I love Alex G. He's my favorite artist. I usually don't like artists who sound extremely similar to him because I'd rather just listen to Alex G. But I like "Cockpit." I like Sex Week. I don't like that I have to type out the phrase, "I like Sex Week." But I like this song, and I like the others that I've heard from their forthcoming debut EP, Sex Week. Maybe one day I'll watch Yellowjackets, though probably not.


Cross of Disbelief - Hands Bound in Absent Prayer

I've been slacking on keeping up with new hardcore over the last few weeks. It is a Brat summer, after all. Cross of Disbelief's new joint is shaking me out of my funk. The Hudson Valley band dropped an EP at the top of this year that the Daze Records social club instantly big-upped, but I thought it was just OK. The three songs on Hands Bound in Absent Prayer have left more of a bruise on my ear canals. It's hard to imagine hardcore getting much heavier than what bands like Cross of Disbelief, Final Resting Place, and even Missing Link are doing these days. Except I like this EP better than those other bands.

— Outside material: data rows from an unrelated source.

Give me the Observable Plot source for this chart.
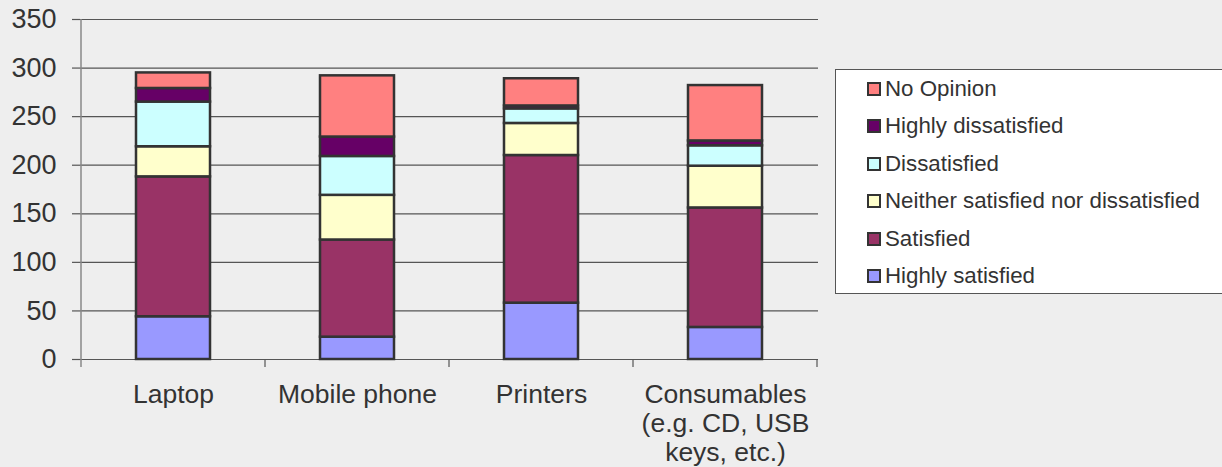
<!DOCTYPE html>
<html>
<head>
<meta charset="utf-8">
<script src="https://cdn.jsdelivr.net/npm/d3@7"></script>
<script src="https://cdn.jsdelivr.net/npm/@observablehq/plot@0.6"></script>
<style>
  html, body { margin: 0; padding: 0; background: #eeeeee; }
  #wrap { position: relative; width: 1222px; height: 467px; overflow: hidden; background: #eeeeee; }
  #legend { position: absolute; left: 835px; top: 69px; width: 420px; height: 225px; box-sizing: border-box;
            background: #ffffff; border: 1.5px solid #555; padding-top: 0px; }
  .row { display: flex; align-items: center; height: 37.5px; padding-left: 31px;
         font-family: "Liberation Sans", Arial, sans-serif; font-size: 22.3px; color: #333; white-space: nowrap; }
  .sw { width: 14px; height: 14px; box-sizing: border-box; border: 2px solid #333; margin-right: 4px; flex: none; }
</style>
</head>
<body>
<div id="wrap"><div id="chart"></div><div id="legend"></div></div>
<script>
const categories = ["Laptop", "Mobile phone", "Printers", "Consumables (e.g. CD, USB keys, etc.)"];
const tickLabels = ["Laptop", "Mobile phone", "Printers", "Consumables\n(e.g. CD, USB\nkeys, etc.)"];
const statuses = ["Highly satisfied", "Satisfied", "Neither satisfied nor dissatisfied", "Dissatisfied", "Highly dissatisfied", "No Opinion"];
const colors = ["#9999FF", "#993366", "#FFFFCC", "#CCFFFF", "#660066", "#FF8080"];

const highlySatisfied    = [44, 23, 58, 33];
const satisfied          = [144, 100, 152, 123];
const neither            = [31, 46, 33, 43];
const dissatisfied       = [46, 40, 15, 21];
const highlyDissatisfied = [14, 20, 3, 5];
const noOpinion          = [16, 63, 28, 57];

const yTicks = [0, 50, 100, 150, 200, 250, 300, 350];

const series = [highlySatisfied, satisfied, neither, dissatisfied, highlyDissatisfied, noOpinion];
const data = [];
series.forEach((vals, si) => vals.forEach((v, ci) => data.push({category: categories[ci], status: statuses[si], value: v})));

function axisFrame(index, scales, values, dims) {
  const x = scales.x, y = scales.y;
  const g = d3.create("svg:g");
  const bw = typeof x.bandwidth === "function" ? x.bandwidth() : x.bandwidth;
  const step = typeof x.step === "function" ? x.step() : x.step;
  const half = (step - bw) / 2;
  const y0 = y(0), yTop = y(350);
  const bounds = categories.map(c => x(c) - half);
  bounds.push(x(categories[categories.length - 1]) + bw + half);
  g.append("line").attr("x1", bounds[0]).attr("x2", bounds[0]).attr("y1", yTop).attr("y2", y0 + 8)
    .attr("stroke", "#888").attr("stroke-width", 1.5);
  bounds.slice(1).forEach(b => {
    g.append("line").attr("x1", b).attr("x2", b).attr("y1", y0).attr("y2", y0 + 8)
      .attr("stroke", "#555").attr("stroke-width", 1.2);
  });
  return g.node();
}

const plot = Plot.plot({
  width: 1222,
  height: 467,
  marginLeft: 80,
  marginRight: 404,
  marginTop: 19,
  marginBottom: 108,
  style: {background: "transparent", fontFamily: "'Liberation Sans', Arial, sans-serif", overflow: "visible"},
  x: {domain: categories, paddingInner: 0.6, paddingOuter: 0.3, axis: null},
  y: {domain: [0, 350], axis: null},
  color: {domain: statuses, range: colors},
  marks: [
    Plot.gridY(yTicks, {stroke: "#555", strokeOpacity: 1, strokeWidth: 1.2}),
    Plot.axisY(yTicks, {label: null, tickSize: 8, tickPadding: 16, fontSize: 27, fill: "#333", stroke: "#555", strokeWidth: 1.2}),
    axisFrame,
    Plot.barY(data, Plot.stackY({x: "category", y: "value", fill: "status", order: statuses, stroke: "#333", strokeWidth: 2.5})),
    Plot.axisX(categories, {label: null, tickSize: 0, tickPadding: 23, fontSize: 26.5, lineHeight: 1.1, fill: "#333",
      tickFormat: d => tickLabels[categories.indexOf(d)]})
  ]
});
document.getElementById("chart").appendChild(plot);

const legend = d3.select("#legend");
statuses.slice().reverse().forEach(s => {
  const row = legend.append("div").attr("class", "row");
  row.append("div").attr("class", "sw").style("background", colors[statuses.indexOf(s)]);
  row.append("span").text(s);
});
</script>
</body>
</html>
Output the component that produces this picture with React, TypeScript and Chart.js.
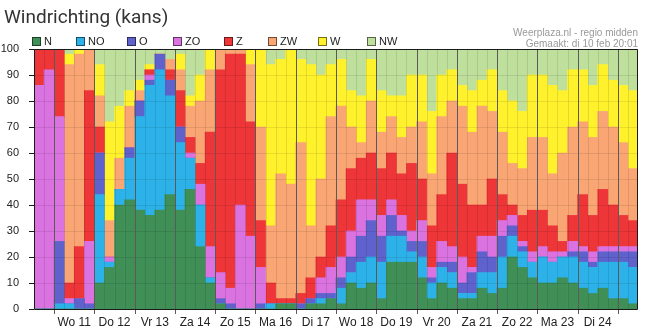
import React, { useEffect, useRef } from 'react';
import { Chart, registerables } from 'chart.js';

Chart.register(...registerables);

// ---- data ----
const dayLabels = ['Wo 11', 'Do 12', 'Vr 13', 'Za 14', 'Zo 15', 'Ma 16', 'Di 17', 'Wo 18', 'Do 19', 'Vr 20', 'Za 21', 'Zo 22', 'Ma 23', 'Di 24'];
const hours = ['00u', '06u', '12u', '18u'];
const categories: string[] = ['di 10 12u', 'di 10 18u'];
dayLabels.forEach((d) => hours.forEach((h) => categories.push(d + ' ' + h)));
categories.push('Wo 25 00u', 'Wo 25 06u');

const seriesNames = ['N', 'NO', 'O', 'ZO', 'Z', 'ZW', 'W', 'NW'];
const seriesColors = ['#3f8f57', '#2cb2e8', '#5f62cc', '#da72e0', '#ee3538', '#faa674', '#fff22c', '#bfdf9c'];

const N = [0, 0, 0, 0, 0, 0, 10, 16, 40, 42, 38, 36, 38, 44, 38, 46, 24, 10, 2, 0, 0, 0, 0, 0, 2, 2, 0, 2, 2, 4, 2, 10, 8, 10, 4, 18, 18, 18, 12, 4, 10, 8, 4, 4, 8, 6, 8, 20, 16, 12, 10, 10, 12, 10, 8, 6, 8, 4, 4, 2];
const NO = [0, 0, 2, 2, 0, 0, 34, 2, 6, 16, 36, 50, 54, 38, 26, 12, 16, 2, 0, 0, 0, 0, 0, 2, 0, 0, 0, 0, 2, 0, 6, 4, 10, 10, 14, 10, 10, 4, 8, 6, 6, 6, 2, 2, 6, 8, 12, 8, 6, 6, 10, 8, 8, 10, 10, 10, 10, 14, 14, 14];
const O = [0, 0, 24, 0, 4, 2, 16, 0, 0, 4, 6, 2, 6, 6, 6, 0, 0, 0, 2, 2, 0, 0, 2, 0, 0, 0, 2, 2, 2, 2, 4, 6, 10, 14, 10, 8, 2, 4, 6, 2, 2, 4, 4, 8, 8, 6, 8, 4, 2, 0, 0, 0, 0, 2, 4, 2, 4, 4, 4, 6];
const ZO = [86, 92, 48, 2, 0, 24, 0, 2, 0, 0, 0, 2, 0, 0, 0, 2, 8, 12, 10, 6, 40, 28, 14, 0, 0, 0, 0, 0, 6, 10, 8, 10, 14, 8, 8, 6, 6, 4, 8, 4, 8, 6, 10, 2, 6, 8, 6, 4, 2, 4, 4, 4, 2, 4, 2, 4, 2, 2, 2, 2];
const Z = [14, 8, 26, 6, 20, 58, 10, 0, 0, 0, 0, 2, 0, 4, 14, 6, 8, 44, 78, 90, 58, 44, 18, 8, 2, 2, 4, 8, 8, 16, 22, 24, 16, 18, 18, 18, 16, 26, 16, 16, 18, 36, 28, 24, 12, 22, 10, 4, 10, 16, 14, 10, 4, 10, 20, 14, 22, 16, 12, 10];
const ZW = [0, 0, 0, 84, 74, 16, 12, 14, 12, 16, 4, 0, 0, 4, 8, 12, 24, 24, 8, 2, 2, 22, 36, 22, 48, 44, 58, 20, 30, 42, 36, 16, 6, 20, 14, 14, 14, 14, 22, 20, 30, 20, 30, 28, 38, 26, 24, 16, 18, 28, 28, 20, 34, 34, 28, 30, 30, 30, 28, 20];
const W = [0, 0, 0, 4, 2, 0, 12, 38, 20, 6, 4, 2, 0, 0, 6, 4, 10, 8, 0, 0, 0, 6, 30, 62, 44, 52, 32, 62, 40, 20, 18, 14, 18, 16, 16, 8, 16, 20, 18, 24, 16, 12, 8, 16, 10, 16, 16, 24, 22, 24, 24, 34, 24, 22, 20, 20, 18, 18, 22, 30];
const NW = [0, 0, 0, 2, 0, 0, 6, 28, 22, 16, 12, 6, 2, 4, 2, 18, 10, 0, 0, 0, 0, 0, 0, 6, 4, 0, 4, 6, 10, 6, 4, 16, 18, 4, 16, 18, 18, 10, 10, 24, 10, 8, 14, 16, 12, 8, 16, 20, 24, 10, 10, 14, 16, 8, 8, 14, 6, 12, 14, 16];
const seriesValues = [N, NO, O, ZO, Z, ZW, W, NW];

const yTicks = [0, 10, 20, 30, 40, 50, 60, 70, 80, 90, 100];
const legendX = [32, 76, 127, 173, 224, 268, 318, 367];

const FIRST_DAY_SLOT = 2;
const SLOTS_PER_DAY = 4;

const overlayPlugin = {
  id: 'overlay',
  afterDatasetsDraw(chart: any) {
    const { ctx, chartArea: a, scales } = chart;
    const xs = scales.x;
    const ys = scales.y;
    const n = categories.length;
    const half = (xs.getPixelForValue(1) - xs.getPixelForValue(0)) / 2;
    ctx.save();
    ctx.lineWidth = 1;
    ctx.strokeStyle = 'rgba(0,0,0,0.09)';
    yTicks.forEach((v) => {
      if (v === 0 || v === 100) return;
      const py = Math.round(ys.getPixelForValue(v)) + 0.5;
      ctx.beginPath();
      ctx.moveTo(a.left, py);
      ctx.lineTo(a.right, py);
      ctx.stroke();
    });
    for (let i = 1; i < n; i++) {
      const px = Math.round(xs.getPixelForValue(i) - half) + 0.5;
      const isDay = (i - FIRST_DAY_SLOT) % SLOTS_PER_DAY === 0;
      if (isDay) continue;
      ctx.strokeStyle = 'rgba(0,0,0,0.1)';
      ctx.beginPath();
      ctx.moveTo(px, a.top);
      ctx.lineTo(px, a.bottom);
      ctx.stroke();
    }
    for (let i = FIRST_DAY_SLOT; i < n; i += SLOTS_PER_DAY) {
      const px = Math.round(xs.getPixelForValue(i) - half) + 0.5;
      ctx.strokeStyle = '#5a5a5a';
      ctx.beginPath();
      ctx.moveTo(px, a.top);
      ctx.lineTo(px, a.bottom + 5);
      ctx.stroke();
    }
    ctx.strokeStyle = '#1a1a1a';
    const top = Math.round(a.top) + 0.5;
    const bottom = Math.round(a.bottom) + 0.5;
    const left = Math.round(a.left) + 0.5;
    const right = Math.round(a.right) - 0.5;
    ctx.beginPath();
    ctx.moveTo(left, top);
    ctx.lineTo(right, top);
    ctx.lineTo(right, bottom);
    ctx.lineTo(left, bottom);
    ctx.closePath();
    ctx.stroke();
    yTicks.forEach((v) => {
      const py = Math.round(ys.getPixelForValue(v)) + 0.5;
      ctx.beginPath();
      ctx.moveTo(a.left - 5, py);
      ctx.lineTo(a.left, py);
      ctx.stroke();
    });
    ctx.restore();
  },
};

export default function App() {
  const canvasRef = useRef<HTMLCanvasElement | null>(null);

  useEffect(() => {
    if (!canvasRef.current) return;
    const chart = new Chart(canvasRef.current, {
      type: 'bar',
      data: {
        labels: categories,
        datasets: seriesNames.map((name, k) => ({
          label: name,
          data: seriesValues[k],
          backgroundColor: seriesColors[k],
          borderWidth: 0,
          barPercentage: 1,
          categoryPercentage: 1,
        })),
      },
      options: {
        animation: false,
        responsive: false,
        devicePixelRatio: 1,
        layout: { padding: { top: 49, right: 17, left: 0, bottom: 0 } },
        plugins: { legend: { display: false }, tooltip: { enabled: false }, title: { display: false } },
        scales: {
          x: {
            stacked: true,
            grid: { display: false, drawTicks: false },
            border: { display: false },
            afterFit: (s: any) => { s.height = 23; },
            ticks: {
              autoSkip: false,
              maxRotation: 0,
              minRotation: 0,
              padding: 6,
              color: '#222',
              font: { family: 'Liberation Sans, Arial, sans-serif', size: 12 },
              labelOffset: 5,
              callback: (_v: any, i: number) => {
                const k = i - FIRST_DAY_SLOT - 1;
                if (k >= 0 && k % SLOTS_PER_DAY === 0 && k / SLOTS_PER_DAY < dayLabels.length) return dayLabels[k / SLOTS_PER_DAY];
                return '';
              },
            },
          },
          y: {
            stacked: true,
            min: 0,
            max: 100,
            grid: { display: false },
            border: { display: false },
            afterFit: (s: any) => { s.width = 34; },
            afterBuildTicks: (s: any) => { s.ticks = yTicks.map((v) => ({ value: v })); },
            ticks: {
              padding: 7,
              color: '#222',
              font: { family: 'Liberation Sans, Arial, sans-serif', size: 11 },
            },
          },
        },
      },
      plugins: [overlayPlugin],
    } as any);
    return () => chart.destroy();
  }, []);

  return (
    <div style={{ position: 'fixed', left: 0, top: 0, width: 655, height: 332, background: '#fff', overflow: 'hidden' }}>
      <canvas ref={canvasRef} width={655} height={332} style={{ position: 'absolute', left: 0, top: 0, width: 655, height: 332 }} />
      <div style={{ position: 'absolute', left: 4, top: 5, fontFamily: 'Roboto, sans-serif', fontSize: 19, color: '#333', lineHeight: '24px', whiteSpace: 'nowrap' }}>
        Windrichting (kans)
      </div>
      <div style={{ position: 'absolute', right: 17, top: 27, fontFamily: 'Liberation Sans, Arial, sans-serif', fontSize: 10, color: '#999', lineHeight: '11px', textAlign: 'right', whiteSpace: 'nowrap' }}>
        <div>Weerplaza.nl - regio midden</div>
        <div>Gemaakt: di 10 feb 20:01</div>
      </div>
      {seriesNames.map((name, k) => (
        <div key={name} style={{ position: 'absolute', left: legendX[k], top: 36, height: 10, display: 'flex', alignItems: 'center', fontFamily: 'Liberation Sans, Arial, sans-serif', fontSize: 11, color: '#222', whiteSpace: 'nowrap' }}>
          <span style={{ display: 'inline-block', width: 7, height: 7, background: seriesColors[k], border: '1px solid rgba(0,0,0,0.55)', marginRight: 3 }} />
          <span>{name}</span>
        </div>
      ))}
    </div>
  );
}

These songs are just completely insane. "Beatdown" doesn't even feel like the proper term for it since the guitars are so death-metally, and the vocalist sounds more like an ogre than a dude with a snapback on. It's evil music with only one purpose: To make people break each other's bones on the dancefloor. Basically every heavy hardcore band these days has to compete with the level of sonic heft that Cross of Disbelief are pumping out here. I don't envy their peers. I certainly wouldn't know how to make hardcore sound meaner, scarier, more sinister than this.